Human Rights Prize of the French Republic [fr]
The 2011 Human Rights Prize of the French Republic, ‘Liberty, Equality, Fraternity’, to be presented by the Prime Minister of the French government, is now open to applications. This prize, created in 1988, is awarded for individual or collective action on the ground, irrespective of nationality or borders, undertaken in France or abroad, with respect to one of two themes.
1 – Non-governmental organisations, irrespective of nationality or borders, should present a field mission or project undertaken in France or abroad, concerning one of the two themes for 2011.
Theme 1: the fight against human rights violations on the grounds of sexual orientation and gender identity.
More than 80 states throughout the world still prohibit sexual relations between adults of the same sex, with some countries even going as far as applying the death penalty. The criminalisation of homosexuality goes hand in hand with discriminatory laws and attacks on individual freedom and privacy, cruel or degrading treatment, arbitrary detention and extrajudicial executions. In addition to repressive legislation, homophobic behaviour and practices are rife, despite the primary responsibility of the state to respect and enforce human rights without discrimination. The situation for NGOs active in the fight against human rights violations on the grounds of sexual orientation and gender identity is also worrying, whether it be a matter of freedom of association or peaceful assembly, sometimes even in EU Member States.
Following the ‘Declaration on Sexual Orientation and Gender Identity’ of December 2008, France made a commitment by creating a fund within the Ministry of Foreign and European Affairs intended to finance the information and awareness-raising initiatives of local, national and regional authorities, and also initiatives concerning defence, protection and legal access for LGBT people. France continues to actively promote this theme within the UN agencies and worked on the drafting of the Joint statement on ending acts of violence and related human rights violations based on sexual orientation and gender identity, delivered on 22 March 2011, on behalf of 85 signatory states, at the 16th session of the Human Rights Council.
The projects awarded with the Human Rights Prize can be related to actions intended to combat the criminalisation of homosexuality, human rights violations linked to sexual orientation and gender identity, and prejudices – whether they be at legal or social level – and to ensure and promote real respect for human rights for all: civil, political, economic, social and cultural.

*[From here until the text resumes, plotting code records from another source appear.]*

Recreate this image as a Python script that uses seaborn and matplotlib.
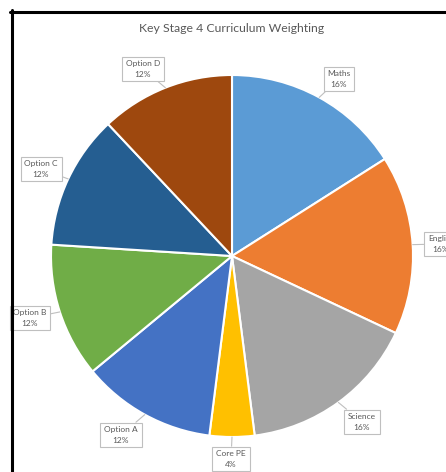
import numpy as np
import matplotlib
matplotlib.use("Agg")
import matplotlib.pyplot as plt
import seaborn as sns
from matplotlib.lines import Line2D

sns.set_style("white")
plt.rcParams['font.family'] = ['Lato', 'DejaVu Sans']

categories = ["Maths", "English", "Science", "Core PE", "Option A", "Option B", "Option C", "Option D"]
values = [16, 16, 16, 4, 12, 12, 12, 12]
colors = ["#5B9BD5", "#ED7D31", "#A5A5A5", "#FFC000", "#4472C4", "#70AD47", "#255E91", "#9E480E"]
title = "Key Stage 4 Curriculum Weighting"
# label box centres in pixel coords (x, y from top)
label_pos = [(339, 79), (441, 244), (362, 422), (231, 459), (121, 435), (30, 318), (41, 169), (143, 69)]

W, H = 446, 472
fig = plt.figure(figsize=(W / 100, H / 100), dpi=100)
ax = fig.add_axes([0, 0, 1, 1])

cx, cy, r = 232, H - 256, 181
wedges, _ = ax.pie(values, colors=colors, startangle=90, counterclock=False,
                   center=(cx, cy), radius=r, frame=True,
                   wedgeprops=dict(edgecolor="white", linewidth=1.5))
ax.set_xlim(0, W)
ax.set_ylim(0, H)
ax.set_aspect("equal")
ax.axis("off")

total = sum(values)
for w, cat, val, (lx, ly) in zip(wedges, categories, values, label_pos):
    ang = np.deg2rad((w.theta1 + w.theta2) / 2)
    px, py = cx + r * np.cos(ang), cy + r * np.sin(ang)
    ax.annotate(f"{cat}\n{round(100 * val / total)}%", xy=(px, py), xytext=(lx, H - ly),
                ha="center", va="center", fontsize=6, color="#595959", linespacing=1.55,
                bbox=dict(boxstyle="square,pad=0.45", fc="white", ec="#BFBFBF", lw=0.8),
                arrowprops=dict(arrowstyle="-", color="#BFBFBF", lw=0.8, shrinkA=0, shrinkB=0))

fig.text(232 / W, 1 - 28 / H, title, ha="center", va="center", fontsize=8.8, color="#595959")

# outer frame of the screenshot
fig.add_artist(Line2D([11.5 / W, 11.5 / W], [0, 1 - 10 / H], color="black", lw=2.2, transform=fig.transFigure))
fig.add_artist(Line2D([10 / W, 1], [1 - 11.5 / H, 1 - 11.5 / H], color="black", lw=2.2, transform=fig.transFigure))

fig.savefig("out.png", dpi=100)
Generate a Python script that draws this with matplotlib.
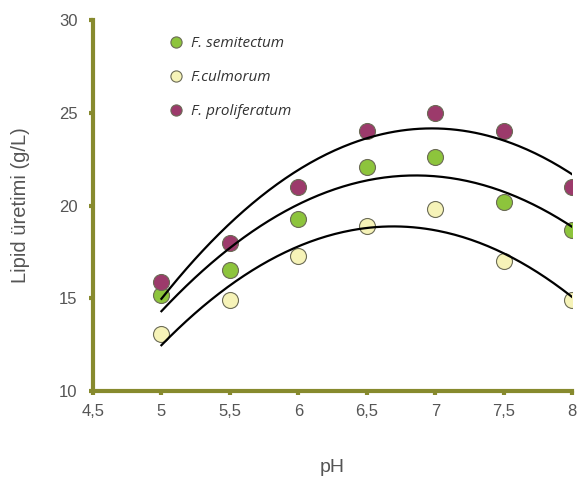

Theme 2: combating violence against women
Combating violence against women has for several years been a clear priority of French policy on human rights advocacy, whether it be at national, regional or international level. Therefore, in the same year as combating violence against women was declared a national grande cause, the law of 9 July 2010 concerning violence specifically against women, violence within couples and the impact of the latter on children was passed, promoting preventive measures and the protection of women. Changes in domestic legislation go hand in hand with unwavering support for intergovernmental initiatives, whether they be the European Union guidelines on violence against women and girls and combating all forms of discrimination against them, or the very recent Council of Europe Convention on preventing and combating violence against women and domestic violence.
This Convention states that violence against women is a human rights violation and a form of discrimination against women, and it includes in this definition all acts of violence that lead to, or could lead to, damage or suffering of a physical, sexual, psychological or economic nature for women due to the very fact that they are women – including the threat of being subjected to such acts, coercion or the arbitrary deprivation of freedom, be it in public or private life.
Whether they relate to violent acts committed in times of peace or war, the projects awarded the prize could be linked to initiatives to prevent such violence, to protect and support victims, to promote gender equality and to combat discrimination and the impunity of perpetrators.
2 - Five prize winners will share a total award of €75,000 granted by the Prime Minister.
A special mention will be conferred on the five runners-up. Applications must comply with the prize regulations.
The prize regulations are available upon request, and can also be found online at www.cncdh.fr
3. The application form in French must include:
a) an application letter presented and signed by the president or legal representative of the operating NGO;
b) an application stating in detail the aim and description of the work undertaken or project submitted. It must include a precise budget (with an equivalent sum shown, preferably in euros);
c) a presentation of the operating NGO (status, work conducted, etc.); and
d) the address and bank details of the NGO.
Applicants must send their complete application, without fail, before the deadline of 16 September 2011, to the Secrétariat général de la Commission (35, rue Saint-Dominique, Paris 75007, France) or by email to: email@example.com AND firstname.lastname@example.org
4 - The jury will announce the winner on 9 November 2011. The 2011 prize will be presented by the Prime Minister in a formal ceremony in Paris around 10 December 2011.